Le 20 janvier 2021, à Washington, jour de l’investiture du président américain Joe Biden, une jeune fille déclame un texte en guise de discours « The hill we climb » (La colline que nous gravissons). Une poétesse est née ce jour-là aux yeux du monde entier : « Amanda German, 22 ans, devenue super star. Dans son sillage la poésie fait de plus en plus parler d’elle, y compris en France, qu’elle soit clamée, instagramée, déclamée et la rime opère un retour en force, de même que le poème en prose. De plus, elle s’est réinventée avec les filles en première ligne. Si elle était auparavant un domaine masculin avec René Char, Francis Ponge, par exemple, elle renoue aujourd’hui avec la tradition française de la « poésie de la Résistance », dans la lignée d’Aragon sur un versant ouvertement féministe avec Chloé Delaune, Marie Modiano, Laure Vasquez, Lisette Lombé ou la super star anglaise Kac Tempest. Tout est poétisé, même les actes les plus infimes de la vie courante ou les nouvelles technologies.
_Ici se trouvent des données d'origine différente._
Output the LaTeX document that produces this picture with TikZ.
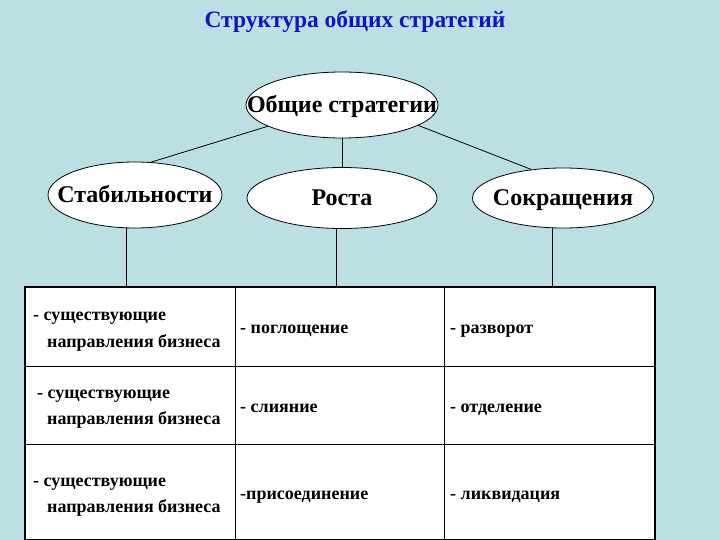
\documentclass[tikz,border=0pt]{standalone}
\usepackage{fontspec}
\setmainfont{Liberation Serif}
\usetikzlibrary{shapes.geometric}
\definecolor{bgblue}{RGB}{188,223,228}
\definecolor{titleblue}{RGB}{20,20,190}
\tikzset{
  oval/.style={ellipse, draw=black, line width=0.8pt, fill=white, inner sep=0pt, text height=16pt, text depth=0pt, font=\bfseries\fontsize{24}{26}\selectfont},
  cellbox/.style={rectangle, draw=black, line width=1pt, fill=white, inner sep=0pt},
  celltext/.style={anchor=base west, inner sep=0pt, font=\bfseries\fontsize{18}{20}\selectfont},
  link/.style={draw=black, line width=0.8pt}
}
\begin{document}
\begin{tikzpicture}[x=1pt,y=-1pt]
\fill[bgblue] (0,0) rectangle (720,540);
\useasboundingbox (0,0) rectangle (720,540);
\node[font=\bfseries\fontsize{23.5}{26}\selectfont, text=titleblue] (title) at (355,22) {Структура общих стратегий};
\node[oval, minimum width=192pt, minimum height=66pt] (top) at (342,105) {\makebox[0pt]{Общие стратегии}};
\node[oval, minimum width=174pt, minimum height=66pt] (stab) at (135,195) {\makebox[0pt]{Стабильности}};
\node[oval, minimum width=190pt, minimum height=61pt] (rost) at (342,198) {\makebox[0pt]{Роста}};
\node[oval, minimum width=181pt, minimum height=60pt] (sokr) at (563,198) {\makebox[0pt]{Сокращения}};
% table cells
\node[cellbox, minimum width=210pt, minimum height=79pt] (c11) at (130,327) {};
\node[cellbox, minimum width=209pt, minimum height=79pt] (c12) at (339.5,327) {};
\node[cellbox, minimum width=210pt, minimum height=79pt] (c13) at (549,327) {};
\node[cellbox, minimum width=210pt, minimum height=78pt] (c21) at (130,405) {};
\node[cellbox, minimum width=209pt, minimum height=78pt] (c22) at (339.5,405) {};
\node[cellbox, minimum width=210pt, minimum height=78pt] (c23) at (549,405) {};
\node[cellbox, minimum width=210pt, minimum height=95pt] (c31) at (130,491.5) {};
\node[cellbox, minimum width=209pt, minimum height=95pt] (c32) at (339.5,491.5) {};
\node[cellbox, minimum width=210pt, minimum height=95pt] (c33) at (549,491.5) {};
\draw[line width=2pt] (c11.north west) -- (c13.north east) -- (c33.south east) -- (c31.south west) -- cycle;
% connectors
\draw[link] (top.196) -- (stab.64);
\draw[link] (top.south) -- (rost.north);
\draw[link] (top.-15) -- (sokr.138);
\draw[link] ([xshift=-9pt]stab.south) -- ([xshift=-9pt]stab.south |- c11.north);
\draw[link] ([xshift=-6pt]rost.south) -- ([xshift=-6pt]rost.south |- c12.north);
\draw[link] ([xshift=-11pt]sokr.south) -- ([xshift=-11pt]sokr.south |- c13.north);
% cell texts
\node[celltext] (t11a) at (33,320) {- существующие};
\node[celltext] (t11b) at (47,347) {направления бизнеса};
\node[celltext] (t12) at (240,333) {- поглощение};
\node[celltext] (t13) at (450,333) {- разворот};
\node[celltext] (t21a) at (37,398) {- существующие};
\node[celltext] (t21b) at (47,424) {направления бизнеса};
\node[celltext] (t22) at (240,412) {- слияние};
\node[celltext] (t23) at (450,412) {- отделение};
\node[celltext] (t31a) at (33,486) {- существующие};
\node[celltext] (t31b) at (47,512) {направления бизнеса};
\node[celltext] (t32) at (240,499) {-присоединение};
\node[celltext] (t33) at (450,499) {- ликвидация};
\end{tikzpicture}
\end{document}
Cécile Coulon, plutôt inspirée par Prévert, raconte à travers ses poèmes, des histoires sur son chat, le deuil, l’amour, son attachement pour l’Auvergne. Elle a remporté ses premiers lauriers à 22 ans grâce à Internet. Désormais elle est publiée et son recueil Les ronces (Le Castor Astral) lui a valu en 2013 le prix Apollinaire, autrement dit le Goncourt de la poésie. Depuis 2020, elle codirige l’Iconopap, une collection qui va chercher la poésie là où elle est, sur le web mais aussi dans la rue, les salles de concert, partout où les jeunes revendiquent cette parole vibrante qui se lit, se vit, se chante, se crie et certainement pas dans le cercle fermé et intimidant des initiés. C’est ainsi que la poésie revit.
Clémentine Beauvais vient de publier chez l’iconoclaste Décomposée, une version revisitant « Une charogne » de Baudelaire, court roman en vers libres en faveur de la cause des femmes, qui a obtenu un triomphe.
Certes, tout le monde ne peut pas devenir Rimbaud mais « Tout le monde peut devenir poète » affirme l’écrivaine Pascale Souk, spécialiste du haïku, ce micro poème japonais de 17 syllabes, qui reconnecte à l’enfance, à la nature, aux choses simples de la vie. La brièveté de ces poèmes séduit les ados qui parviennent à dépasser leur timidité, à s’affronter à la difficulté, s’autorisant à créer, apprennent à s’émerveiller devant une fleur, un rayon de lune, de petits bonheurs.